Dieses – geschriebene – Neutralitätsrecht bildet auch heute noch den eigentlichen Kern der Verpflichtungen eines neutralen Staates. Dies gilt namentlich auch für die Gleichbehandlung der Kriegsparteien bezüglich Waffenlieferungen.

Mit Bezug auf den Ukraine-Krieg bedeutet das für die Schweiz, dass diese die Ukraine nicht mit Waffen, Munition und weiterem Kriegsgerät unterstützen darf. Logischerweise darf dies auch nicht auf indirektem Weg geschehen, es sei denn, die Schweiz würde auch die andere Kriegspartei, mithin Russland, gleich behandeln, was wohl kaum in der Absicht und im Interesse der Schweiz liegt. Diese neutralitäts­rechtliche und damit völkerrechtliche Vorgabe wurde im Kriegsmaterialgesetz durch innerstaatliches Recht konkretisiert. Demnach dürfen an ausländische Staaten gelie­ferte Waffen nicht ohne Einwilligung des Bundesrates weitergegeben werden.

Diese Regelung ist zwar vom Völkerrecht nicht ausdrücklich geboten, sie entspricht aber durchaus dem Sinn des Neutralitätsrechts und sollte nun nicht in einer Hauruckübung vorschnell über Bord geworfen werden, weil nicht in jedem neutralitätsrechtlich relevanten Konflikt klar auszumachen ist, wer der Aggressor ist. Dies wiederum mag, wie auch gerade jetzt im Ukrainekrieg, bei welchem Russland als Angreifer unmissverständlich feststeht, zur Frage führen, ob es denn wirklich Sinn des Neutralitätsrechts sein kann, die Ukraine in ihrer (völkerrechtlich) legitimen Verteidigung zu behindern und Russland in seinem (völkerrechtswidrigen) Angriffskrieg zu begünstigen.

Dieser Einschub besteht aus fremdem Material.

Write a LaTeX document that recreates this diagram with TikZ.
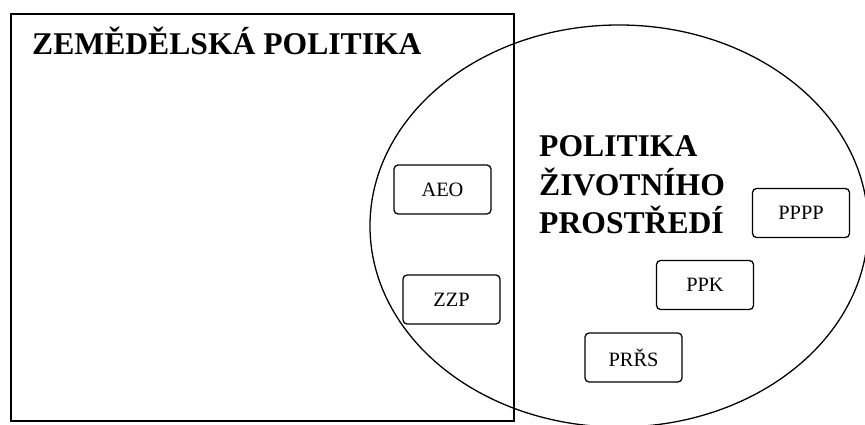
\documentclass[tikz,border=0pt]{standalone}
\usepackage{fontspec}
\setmainfont{Liberation Serif}
\begin{document}
\begin{tikzpicture}[x=0.03cm,y=-0.03cm,
  frame/.style={draw=black,line width=1.5pt},
  oval/.style={draw=black,line width=1.1pt},
  heading/.style={font=\fontsize{27}{32}\selectfont\bfseries,inner sep=0pt,anchor=base west},
  tag/.style={draw=black,line width=1.1pt,rounded corners=3.5pt,
    minimum width=2.91cm,minimum height=1.47cm,inner sep=0pt,
    font=\fontsize{17.4}{20}\selectfont}]
  \useasboundingbox (0,0) rectangle (865,425);
  \clip (0,0) rectangle (865,425);
  \fill[white] (0,0) rectangle (865,425);

  % agricultural policy block
  \draw[frame] (11,14) rectangle (514,421);
  \node[heading] (agri) at (32,55) {ZEMĚDĚLSKÁ POLITIKA};

  % environmental policy area
  \draw[oval] (619,226) ellipse [x radius=7.47cm, y radius=6.03cm];
  \node[heading] (env1) at (539,157) {POLITIKA};
  \node[heading] (env2) at (539,195) {ŽIVOTNÍHO};
  \node[heading] (env3) at (539,233) {PROSTŘEDÍ};

  % instruments
  \node[tag] (aeo)  at (442.5,189.5) {AEO};
  \node[tag] (zzp)  at (451.5,299.5) {ZZP};
  \node[tag] (pppp) at (801,213)     {PPPP};
  \node[tag] (ppk)  at (705,285)     {PPK};
  \node[tag] (prrs) at (633.5,357.5) {PRŘS};
\end{tikzpicture}
\end{document}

Wie jedoch der Zürcher Völkerrechtsprofessor Oliver Diggelmann vor kurzem in der NZZ ausgeführt hat, ist diese Problematik nun einmal in der Struktur des Neutralitätsrechts angelegt und «war dies immer schon ein moralisches und oft auch politisches Problem für den Neutralen», wenn eine Partei «eindeutig der Aggressor» ist. Wer das nicht in Kauf nehmen will, dem bleibt als Alternative lediglich noch eine fallweise Neutralität oder deren gänzliche Aufgabe. Ob dies im längerfristigen Interesse der Schweiz liegt, darf mit Fug bezweifelt werden.